Dogs may sit back-to-back to protect themselves. In addition, sitting this way provides a broad view of their surroundings.

Sitting back-to-back is most common when the dogs are in unfamiliar surroundings, such as in a new home or outdoor location.

To Initiate Play

A dog will also sit on another to show its interest in playing. Dogs trying to initiate play are often bored and restless. If your dog attempts to initiate play frequently, watch for behaviors like chewing on furniture or unrolling the toilet paper; both are signs of a dog needing more activity.

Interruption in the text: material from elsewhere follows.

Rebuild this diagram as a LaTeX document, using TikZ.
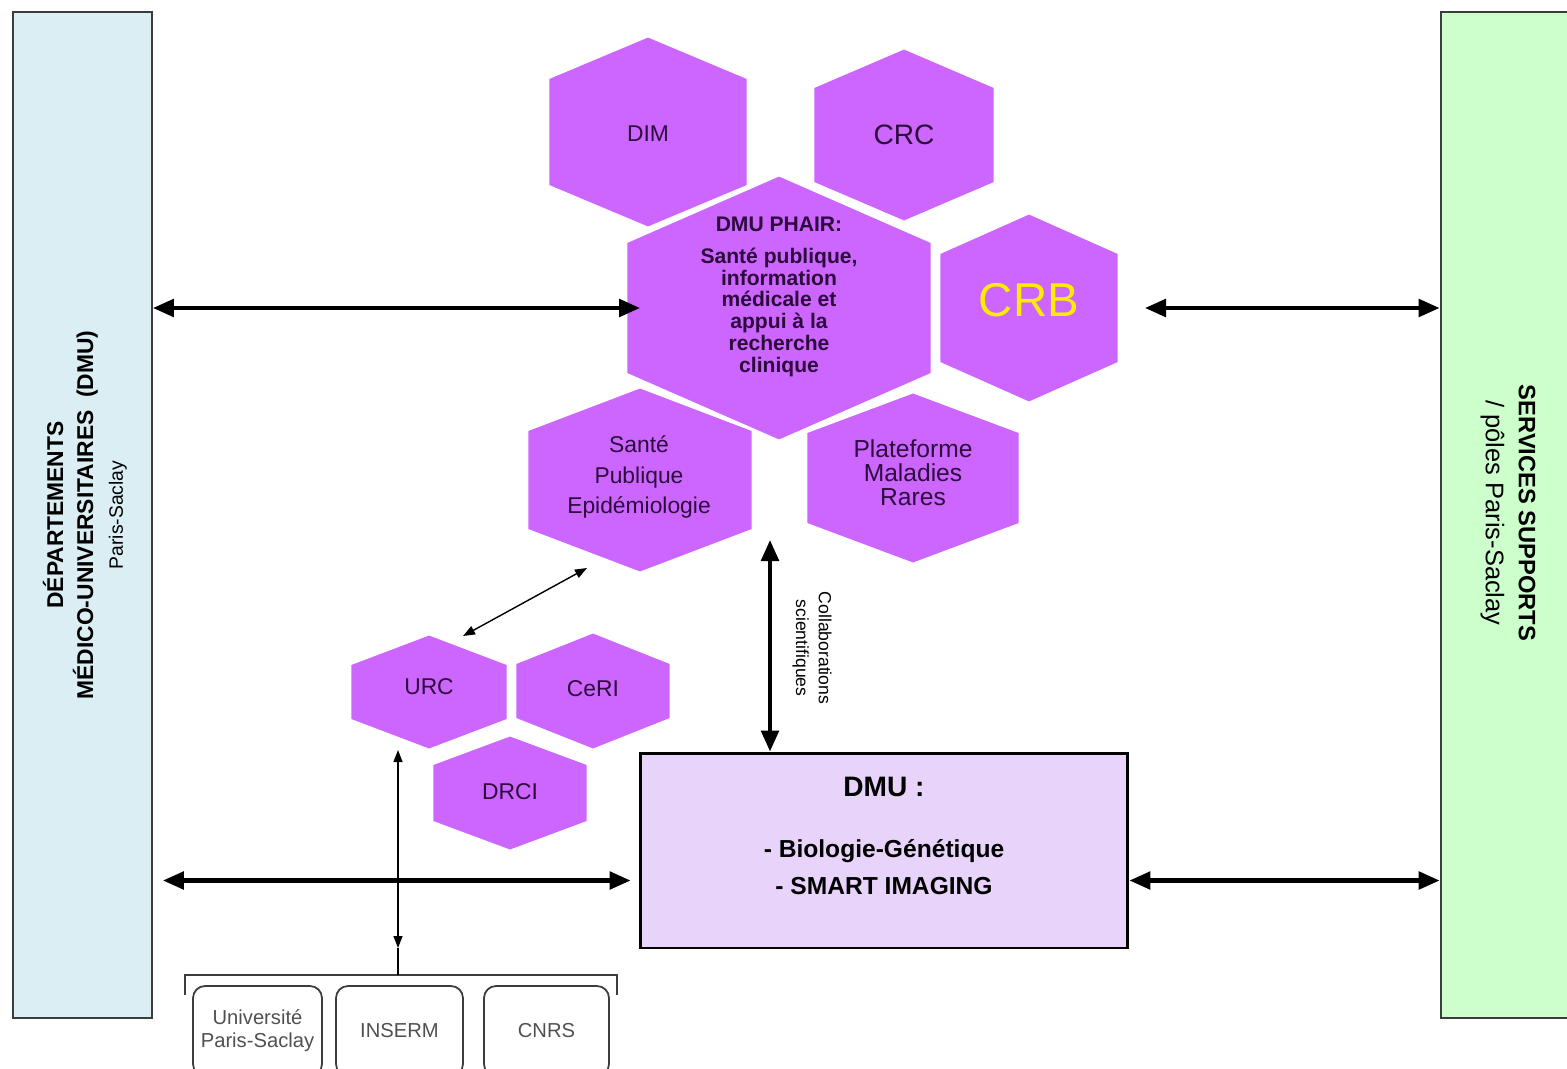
\documentclass[tikz,border=0pt]{standalone}
\usepackage{fontspec}
\setmainfont{Liberation Sans}
\usetikzlibrary{arrows.meta}

\definecolor{hexfill}{RGB}{204,102,255}
\definecolor{hexink}{RGB}{45,10,60}
\definecolor{crbyellow}{RGB}{255,236,0}
\definecolor{dmufill}{RGB}{232,212,250}
\definecolor{depfill}{RGB}{218,238,243}
\definecolor{servfill}{RGB}{204,255,204}
\definecolor{boxline}{RGB}{60,60,60}
\definecolor{instink}{RGB}{80,80,80}

\tikzset{
  hexa/.style={fill=hexfill, draw=white, line width=1.5pt},
  hextext/.style={text=hexink, align=center, font=\fontsize{13}{17.5}\selectfont},
  sidebox/.style={draw=boxline, line width=1.1pt, minimum width=2.78cm, minimum height=20.12cm, inner sep=0},
  sidetext/.style={align=center, font=\bfseries\fontsize{13}{17}\selectfont},
  dmubox/.style={draw=black, fill=dmufill, line width=1.7pt, minimum width=9.76cm, minimum height=3.9cm, inner sep=0},
  instbox/.style={draw=boxline, line width=1pt, rounded corners=0.24cm, minimum height=1.8cm, inner sep=0,
                  text=instink, align=center, font=\fontsize{11.5}{13}\selectfont},
  bigarrow/.style={line width=2.3pt, {Triangle[length=4.2mm,width=3.5mm]}-{Triangle[length=4.2mm,width=3.5mm]}},
  thinarrow/.style={line width=0.8pt, {Triangle[length=2.4mm,width=1.8mm]}-{Triangle[length=2.4mm,width=1.8mm]}},
  thinline/.style={line width=0.8pt},
  bracketline/.style={draw=boxline, line width=1.1pt}
}

% hexagon: name, centre x, centre y, half width, half height, shoulder
\newcommand{\hexcell}[6]{%
  \path[hexa] (#2,#3-#5) -- (#2+#4,#3-#6) -- (#2+#4,#3+#6) -- (#2,#3+#5)
              -- (#2-#4,#3+#6) -- (#2-#4,#3-#6) -- cycle;
  \coordinate (#1-n) at (#2,#3-#5);
  \coordinate (#1-s) at (#2,#3+#5);
  \coordinate (#1-e) at (#2+#4,#3);
  \coordinate (#1-w) at (#2-#4,#3);
}

\begin{document}
\begin{tikzpicture}[x=0.02cm, y=-0.02cm]
\useasboundingbox (0,0) rectangle (1567,1068);
\clip (0,0) rectangle (1567,1068);

% side columns
\node[sidebox, fill=depfill] (dep) at (82.5,515) {};
\node[sidebox, fill=servfill] (serv) at (1510,515) {};
\node[sidetext, rotate=90] (deptext) at (85,515)
  {DÉPARTEMENTS\\MÉDICO-UNIVERSITAIRES\ \ (DMU)\\{\mdseries\fontsize{11}{17}\selectfont Paris-Saclay}};
\node[sidetext, rotate=-90, font=\bfseries\fontsize{13.5}{18.7}\selectfont] (servtext) at (1508,513)
  {SERVICES SUPPORTS\\{\mdseries\fontsize{14.5}{18.7}\selectfont / pôles Paris-Saclay}};

% hexagons
\hexcell{dim}{648}{132}{100}{96}{54}
\hexcell{crc}{904}{135}{91}{87}{48}
\hexcell{phair}{779}{308}{153}{133}{66}
\hexcell{crb}{1029}{308}{90}{95}{55}
\hexcell{sante}{640}{480}{113}{93}{50}
\hexcell{pmr}{913}{478}{107}{86}{46}
\hexcell{urc}{429}{692}{79}{58}{28}
\hexcell{ceri}{593}{691}{78}{59}{28}
\hexcell{drci}{510}{793}{78}{58}{29}

\node[hextext] (dim) at (648,134) {DIM};
\node[hextext, font=\fontsize{16}{18}\selectfont] (crc) at (904,135) {CRC};
\node[hextext, font=\bfseries\fontsize{12}{12.4}\selectfont] (phair) at (779,297)
  {DMU PHAIR:\\[5.6pt]Santé publique,\\information\\médicale et\\appui à la\\recherche\\clinique};
\node[hextext, text=crbyellow, font=\fontsize{27}{30}\selectfont] (crb) at (1029,300) {CRB};
\node[hextext] (sante) at (639,477) {Santé\\Publique\\Epidémiologie};
\node[hextext, font=\fontsize{14}{13.6}\selectfont] (pmr) at (913,473) {Plateforme\\Maladies\\Rares};
\node[hextext] (urc) at (429,687) {URC};
\node[hextext] (ceri) at (593,689) {CeRI};
\node[hextext] (drci) at (510,792) {DRCI};

% DMU box
\node[dmubox] (dmu) at (884,850.5) {};
\node[align=center, font=\bfseries\fontsize{14}{21}\selectfont] (dmutext) at (884,836)
  {{\fontsize{16}{19}\selectfont DMU :}\\[13.6pt]- Biologie-Génétique\\- SMART IMAGING};

% partners
\node[instbox, minimum width=2.58cm] (univ) at (257.5,1031) {Université\\Paris-Saclay};
\node[instbox, minimum width=2.54cm] (inserm) at (399.5,1031) {INSERM};
\node[instbox, minimum width=2.5cm] (cnrs) at (546.5,1031) {CNRS};
\coordinate (inst) at (398,975);
\draw[bracketline] (185,995) |- (inst) -| (617,995);

% links
\draw[bigarrow] (dep.east |- phair-w) -- ([xshift=0.28cm]phair-w);
\draw[bigarrow] ([xshift=0.52cm]crb-e) -- (serv.west |- crb-e);
\coordinate (dmu-low) at ([yshift=-0.6cm]dmu.west);
\draw[bigarrow, shorten <=0.2cm, shorten >=0.16cm] (dep.east |- dmu-low) -- (dmu-low);
\draw[bigarrow] (dmu.east |- dmu-low) -- (serv.west |- dmu-low);
\coordinate (collab) at (770,540);
\draw[bigarrow] (collab) -- (collab |- dmu.north);
\node[rotate=-90, align=center, font=\fontsize{10}{13}\selectfont] (collabtext) at (812,648)
  {Collaborations\\scientifiques};

\coordinate (urc-link) at (463,636);
\coordinate (sante-link) at (587,568);
\draw[thinarrow] (urc-link) -- (sante-link);
\draw[thinarrow] (inst |- urc-s) -- ([yshift=0.54cm]inst);
\draw[thinline] ([yshift=0.54cm]inst) -- (inst);
\end{tikzpicture}
\end{document}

Dog exercise needs vary by breed, but most healthy adult dogs need between 30 minutes and one hour of exercise daily.  

Dominant Behavior

A dog may sit on another dog to display dominance. In this case, sitting will accompany other dominant behaviors, such as intense staring and a high, stiff tail.

Dominant behavior isn’t necessarily a problem, as dogs find comfort in an established hierarchy. However, if one dog shows aggression to the other, you’ll likely need to separate them for a while to train the first one without disruption. Enlisting the help of a professional trainer is often the easiest route.

Check out this video explaining how to identify and stop aggressive behavior in dogs.

Is a Dog Sitting on Another Dog Harmful?

Generally, no. Most dogs find the behavior comforting and secure. However, there are a few instances where one dog sitting on another might indicate a problem. 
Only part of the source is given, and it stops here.